Jessica Marksbury: While I really feel for Rory, and I generally don’t like internal O.B. as a rule, in this instance I think it’s fine. The R&A explained yesterday that the O.B. operates more as a symbolic line, because the club hasn’t always owned the adjacent land. The members play the course this way, and the players have had all week to prepare with the OB in mind. I’m not buying into the upset.

Dylan Dethier: It’s terrible! It’s very bad and not good and should never have happened. The club hasn’t always owned the adjacent land, but they do own it now, symbolism be damned. No tee shot should have O.B. both left AND right. That’s target golf and it’s antithetical to the entire ethos of links golf and of Royal Portrush, which are both pure and spectacular. Yes, McIlroy hit a horrific shot. But there’s no reason that should be O.B. rather than a bad lie and a bogey start.

Rory McIlroy takes a penalty drop on the first hole during the first round of the 148th Open Championship.
Rory McIlroy takes a penalty drop on the first hole during the first round of the 148th Open Championship.
Getty Images

Luke Kerr-Dineen: *rolls eyes*

Dethier: I’m trying to adjust to your U.K. quirkiness here, LKD, I am! But fish pie luncheon is one thing. Rows and rows of white stakes on both sides of the first hole is a whole other beast.
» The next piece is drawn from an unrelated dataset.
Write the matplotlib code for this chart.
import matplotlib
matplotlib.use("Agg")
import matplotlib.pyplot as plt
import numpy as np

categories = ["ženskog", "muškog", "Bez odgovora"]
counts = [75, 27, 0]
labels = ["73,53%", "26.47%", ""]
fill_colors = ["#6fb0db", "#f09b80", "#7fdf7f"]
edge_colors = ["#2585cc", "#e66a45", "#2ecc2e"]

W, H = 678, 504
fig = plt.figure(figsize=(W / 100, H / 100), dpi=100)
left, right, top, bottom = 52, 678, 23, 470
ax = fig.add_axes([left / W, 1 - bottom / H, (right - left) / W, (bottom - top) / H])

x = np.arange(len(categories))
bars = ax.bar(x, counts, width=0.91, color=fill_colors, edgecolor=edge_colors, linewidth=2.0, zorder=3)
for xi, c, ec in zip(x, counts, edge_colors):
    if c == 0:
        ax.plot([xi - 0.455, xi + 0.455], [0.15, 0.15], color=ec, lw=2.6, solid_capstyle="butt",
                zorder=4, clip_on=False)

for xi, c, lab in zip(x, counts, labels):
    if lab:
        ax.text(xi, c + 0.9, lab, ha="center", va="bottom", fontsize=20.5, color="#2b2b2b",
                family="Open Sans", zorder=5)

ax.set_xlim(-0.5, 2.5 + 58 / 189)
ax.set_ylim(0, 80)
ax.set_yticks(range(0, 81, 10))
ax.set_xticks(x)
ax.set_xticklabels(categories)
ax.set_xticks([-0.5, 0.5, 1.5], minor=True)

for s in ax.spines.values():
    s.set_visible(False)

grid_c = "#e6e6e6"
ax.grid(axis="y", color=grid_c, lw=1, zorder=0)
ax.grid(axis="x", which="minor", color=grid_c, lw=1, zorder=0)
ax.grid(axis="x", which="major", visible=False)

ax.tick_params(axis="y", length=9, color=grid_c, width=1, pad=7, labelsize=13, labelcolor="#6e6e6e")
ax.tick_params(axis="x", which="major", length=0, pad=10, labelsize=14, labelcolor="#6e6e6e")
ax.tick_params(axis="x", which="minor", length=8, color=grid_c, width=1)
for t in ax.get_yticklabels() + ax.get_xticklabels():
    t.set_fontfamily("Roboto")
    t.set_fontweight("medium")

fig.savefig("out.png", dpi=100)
LKD: The fish pie was fine, and so is the O.B. If there was water there nobody would complain at all.

Blomin’ Darren Clarke piped a driver down the middle for the first and nobody mentioned it then. Rory hit an atrocious golf shot; a roping 50-yard hook that couldn’t have gotten more than 40 feet off the ground — with an iron. It was exactly the kind of shot that deserved to be punished severely, not be rewarded with a decent angle into the green and a trampled-down lie in the spectator rough. You can’t have it both ways, golf fans. You can’t complain that golf has become too much about power, then cry foul when one of the world’s best players can’t hit an iron within two posts 100 yards apart.


Marksbury: Well said, Luke. Dylan, I hear you too. Are white stakes antithetical to links golf? It’s definitely a weird look. I do agree on that point. But I think we’re having an extra-emotional response to this because of what happened to Rory. It seemed like his Open dream died within 10 seconds of starting his round. It’s a letdown for everyone. But at the end of the day, these guys are all professionals and should be able to hit an iron in the fairway, wind or no wind.

Alan Shipnuck: I have no opinion about fish pie but the O.B. left stinks. Having it down the right is defensible because there are corporate boxes hard against the fairway. But there is plenty of good linksland left of the fairway that is arbitrarily out-of-bounds, mere steps from a firm, fast fairway. With the wind howling off the right the O.B. is in play for every ball with a little hook spin. The penalty is far too high for one bad swing on the jittery opening tee ball.